Lucien shook his head, the color draining from his face.

"This is a joke," he said. "This is some cruel—"

"It's not a joke."

"I don't even have symptoms. I feel fine."

"You did too, the first time," she said. "But you didn't tell anyone. Not even me. You kept it hidden for too long, and by the time you let me in—by the time you tried to fight—it was too late."

His hands curled into fists on the table.

"Stop," he said.

"Lucien—"

"Stop!"

He stood so abruptly his chair scraped backward across the floor, drawing glances from nearby tables.

"I don't know what this is," he said, voice shaking. "But I need air."

He walked out into the street without another word.

Aveline stood frozen in place. The world blurred around her. Dishes clattered. A couple laughed somewhere in the corner. A waiter apologized to a patron for the power flicker.

No one else had felt it.

No one but her.

And Lucien.

She looked down at the pocket watch. The glow had dimmed, but the ticking had grown faster.

As if time was running—not backward, but away.

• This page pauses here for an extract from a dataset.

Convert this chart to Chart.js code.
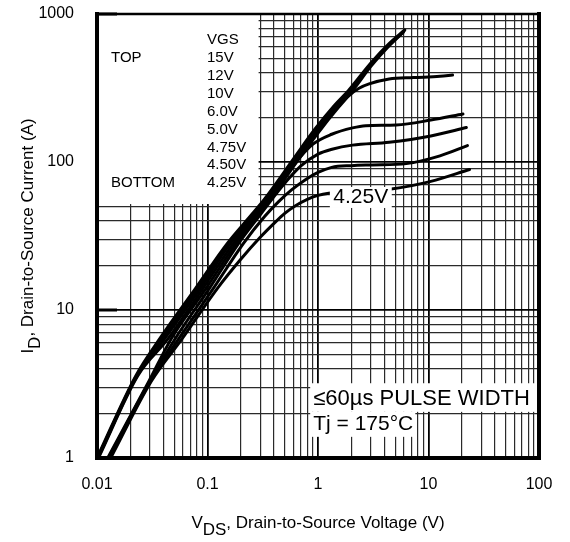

Outside, under the streetlight

She found Lucien pacing.

The wind tousled his dark hair. His hands were deep in his coat pockets, shoulders hunched, as if trying to hold himself together.

She approached slowly. "Lucien…"

He didn't look at her. "I don't know if you're lying or if you believe this."

"I believe it," she said. "With everything in me."

He turned to her, eyes blazing. "Then you tell me. If I believe you—what does that make me? Some poor doomed man you pity enough to save? What if this isn't about me? What if this is just about you not being able to let go?"

She recoiled, like he'd struck her.

"That's not fair."

"No," he snapped. "It's not. But you're here telling me I'm already dead. How the hell am I supposed to react?"

She took a step closer, eyes stinging. "I didn't come back for pity. I came back because I loved you. Because I still do. Because losing you broke me in ways I didn't know a heart could break."

Lucien stared at her, breath shallow, chest rising and falling like a storm was trapped inside.

He didn't say anything.

So she added, softly, "I don't want to scare you. I want to save you."

"I don't know if I believe in time travel," he whispered. "But I believe you're hurting."

They stood like that in silence, beneath the glow of the streetlamp, with the rain beginning to fall again—soft, cold, relentless.

And from across the street, under the shadows of the bookstore awning, something watched them.

Not human. Not entirely real.

A flicker of a figure. Tall. Wrapped in black. Eyes like hollow clocks.

The Observer.

It tilted its head, fascinated.

"She's waking the past," it murmured to no one. "Pulling the thread. But does she truly understand what unravels when she does?"